僕が「こんな夜更けにバナナかよ」を書いたワケ
反時代的ノンフィクションライター・渡辺一史さんインタビュー(上)
渡辺一史 ノンフィクションライター
正しくうるわしく語られがちな障害者福祉という題材を、これほど自由に深々と考えさせるノンフィクションも、あまりなかっただろう。2003年に刊行された渡辺一史さんの『こんな夜更けにバナナかよ』(北海道新聞社、のち文春文庫)。わがままで強烈な重度身体障害者とボランティアたちの交流を描き、大宅賞・講談社ノンフィクション賞をW受賞した作品は、今なおロングセラーを続ける。昨年末には映画化されて全国で公開中だ。中高生向けに書かれた新著『なぜ人と人は支え合うのか 「障害」から考える』(ちくまプリマー新書)も出た渡辺さんに、〝反時代的〟とさえいえる丹念な取材で人間と社会の実相に迫ることを目指すノンフィクションの手法、試行錯誤の醍醐味と葛藤、時代観、そして今後の抱負を聞いた。2回にわたり紹介する。(聞き手・藤生京子 朝日新聞論説委員)
書きたいのは始末におえない「普通の人」 反時代的ノンフィクションライター・渡辺一史さんインタビュー(下)
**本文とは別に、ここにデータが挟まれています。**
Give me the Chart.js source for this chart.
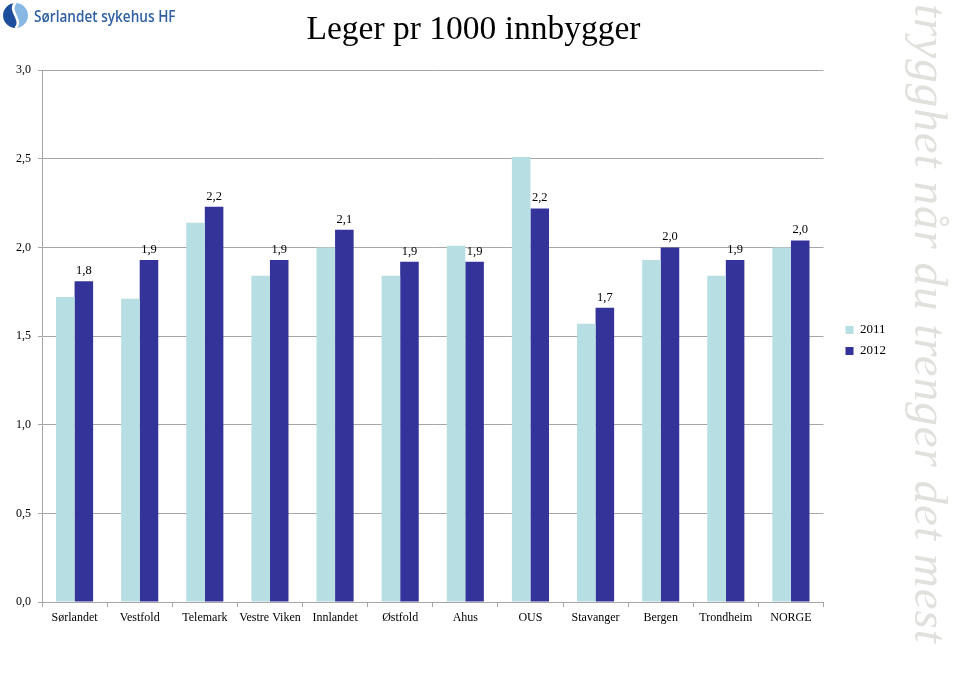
<!DOCTYPE html>
<html>
<head>
<meta charset="utf-8">
<script src="https://cdn.jsdelivr.net/npm/chart.js@4.4.1/dist/chart.umd.min.js"></script>
<style>
  html, body { margin: 0; padding: 0; background: #fff; }
  #wrap { position: relative; width: 960px; height: 681px; overflow: hidden; }
  #logo { position: absolute; left: 2px; top: 2px; display: flex; align-items: center; }
  #logo span {
    font-family: "Open Sans", sans-serif; font-size: 17px; font-weight: 600; color: #2f5fa3;
    margin-left: 5px; display: inline-block; transform: scaleX(0.8); transform-origin: left center;
    white-space: nowrap;
  }
  #slogan {
    position: absolute; left: 960px; top: 4px; transform: rotate(90deg); transform-origin: 0 0;
    font-family: "Liberation Serif", serif; font-style: italic; font-size: 47px; line-height: 58px;
    color: #e0e0dc; white-space: nowrap; letter-spacing: 1px;
  }
</style>
</head>
<body>
<div id="wrap">
  <canvas id="chart"></canvas>
  <div id="logo">
    <svg width="27" height="27" viewBox="0 0 26 26">
      <path d="M13,1 A12,12 0 0 0 13,25 C21,18 5,8 13,1 Z" fill="#1d4f9c"/>
      <path d="M13,1 A12,12 0 0 1 13,25 C21,18 5,8 13,1 Z" fill="#86b8e3"/>
      <path d="M13,1 C5,8 21,18 13,25" fill="none" stroke="#fff" stroke-width="2.5"/>
    </svg>
    <span>Sørlandet sykehus HF</span>
  </div>
  <div id="slogan">trygghet når du trenger det mest</div>
</div>
<script>
Chart.defaults.font.family = '"Liberation Serif", "Times New Roman", serif';
Chart.defaults.color = '#000';

const categories = ['Sørlandet', 'Vestfold', 'Telemark', 'Vestre Viken', 'Innlandet', 'Østfold',
  'Ahus', 'OUS', 'Stavanger', 'Bergen', 'Trondheim', 'NORGE'];
const values2011 = [1.72, 1.71, 2.14, 1.84, 2.00, 1.84, 2.01, 2.51, 1.57, 1.93, 1.84, 2.00];
const values2012 = [1.81, 1.93, 2.23, 1.93, 2.10, 1.92, 1.92, 2.22, 1.66, 2.00, 1.93, 2.04];
const yTicks = [0, 0.5, 1.0, 1.5, 2.0, 2.5, 3.0];

const fmt = v => v.toFixed(1).replace('.', ',');
const GRID = '#a6a6a6';

// value labels above the 2012 bars
const barLabels = {
  id: 'barLabels',
  afterDatasetsDraw(chart) {
    const { ctx } = chart;
    const meta = chart.getDatasetMeta(1);
    ctx.save();
    ctx.font = '12.5px "Liberation Serif", serif';
    ctx.fillStyle = '#000';
    ctx.textAlign = 'center';
    ctx.textBaseline = 'alphabetic';
    meta.data.forEach((bar, i) => {
      ctx.fillText(fmt(values2012[i]), bar.x, bar.y - 7);
    });
    ctx.restore();
  },
};

new Chart(document.getElementById('chart'), {
  type: 'bar',
  data: {
    labels: categories,
    datasets: [
      { label: '2011', data: values2011, backgroundColor: '#b7dfe3' },
      { label: '2012', data: values2012, backgroundColor: '#333399' },
    ],
  },
  options: {
    responsive: true,
    maintainAspectRatio: false,
    animation: false,
    datasets: { bar: { barPercentage: 1.0, categoryPercentage: 0.57 } },
    layout: { padding: { left: 0, right: 13, top: 0, bottom: 0 } },
    plugins: {
      title: {
        display: true,
        text: 'Leger pr 1000 innbygger',
        color: '#000',
        font: { size: 33.5, weight: 'normal' },
        padding: { top: 10, bottom: 20 },
      },
      legend: {
        position: 'right',
        labels: {
          boxWidth: 8,
          boxHeight: 8,
          padding: 8,
          color: '#000',
          font: { size: 13, lineHeight: 1.15 },
        },
      },
      tooltip: { enabled: false },
    },
    scales: {
      x: {
        grid: { display: true, drawOnChartArea: false, drawTicks: true, tickLength: 5, offset: true, color: GRID },
        border: { color: GRID },
        ticks: { font: { size: 12 }, padding: 4, maxRotation: 0, autoSkip: false },
        afterFit: s => { s.height = 79; },
      },
      y: {
        min: 0,
        max: 3,
        afterBuildTicks: s => { s.ticks = yTicks.map(v => ({ value: v })); },
        grid: { color: GRID, tickLength: 4 },
        border: { color: GRID },
        ticks: { font: { size: 12 }, padding: 7, callback: v => fmt(v) },
        afterFit: s => { s.width = 42; },
      },
      gap: {
        type: 'linear', position: 'right', weight: 500,
        grid: { display: false }, border: { display: false }, ticks: { display: false },
        afterFit: s => { s.width = 14; },
      },
      pad: {
        type: 'linear', position: 'right', weight: 2000,
        grid: { display: false }, border: { display: false }, ticks: { display: false },
        afterFit: s => { s.width = 51; },
      },
    },
  },
  plugins: [barLabels],
});
</script>
</body>
</html>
「私はどんなことをしてでも生きたい」。そう記した鹿野靖明さんを、学生や主婦、社会人ら、のべ500人以上ものボランティアが支えた=撮影・高橋雅之
障害者の訴えを言い当てた大泉洋さんの言葉
――筋ジストロフィーの重度身体障害者、鹿野靖明さん役に大泉洋、鹿野さんのもとに集まるボランティア役に三浦春馬や高畑充希。映画「こんな夜更けにバナナかよ 愛しき実話」は豪華な顔ぶれで、評判も上々のようです。地味なテーマかなと期待半ばだった人たちから、「新鮮だった」という声が。

渡辺一史さん=撮影・横関一浩
渡辺 いい映画だと思います。「障害者って何様なの?」といった発言があったり、チャリティー番組「24時間テレビ」的な、愛と涙の物語ではない、喜怒哀楽、ありのままの人間同士のせめぎあいが描かれていて、見る人に考えさせる場面がいくつもある。
大泉さんの存在が大きかったと思いますね。原作やシナリオを徹底的に読み込んで独自の鹿野さん像を提出してくれました。実在の鹿野さんとは似ても似つかないのに、同時に瓜二つでもあるという不思議なキャラクター。こういう障害者が目の前にいたら、もうしょーがねえなあと観る人に思わせてしまうような説得力があった。
大泉さんとは「世界一受けたい授業」(日本テレビ、2018年12月29日放送)という番組の収録でもご一緒したんですけど、こんな話をしてくれたんです。
これまでは「自分の子どもにどんな教育をしますか」と聞かれたら、「人に迷惑かけないようにしなさい」とずっと言ってきた。でも、この映画を通して、それは違うんじゃないかと思うようになった。今後は「できないことは人に頼りなさい、でも人に頼られたときは、それに応えられるような人になりなさい」と言うと思う。
大泉さんの言葉は、長い時間をかけて障害者の人たちが訴えてきたことを、見事に言い当てていると思います。そして自己責任という価値観を、障害の有無をこえてだれもが内面化させられた、今の時代を表してもいる。人に弱みをみせられず、頼れずに、孤立してしまう風潮です。障害者の人たちより、むしろ健常者のほうが、そういう規範に縛られていないでしょうか? 障害者や、鹿野さんの発するメッセージは、社会にとって、大切なメッセージを含んでいると思います。
映画は、きれいごとやタテマエに終わらない現実の一端を描きながら、社会に横たわる、この問題の中心部分をちゃんと伝えている。うれしいですね。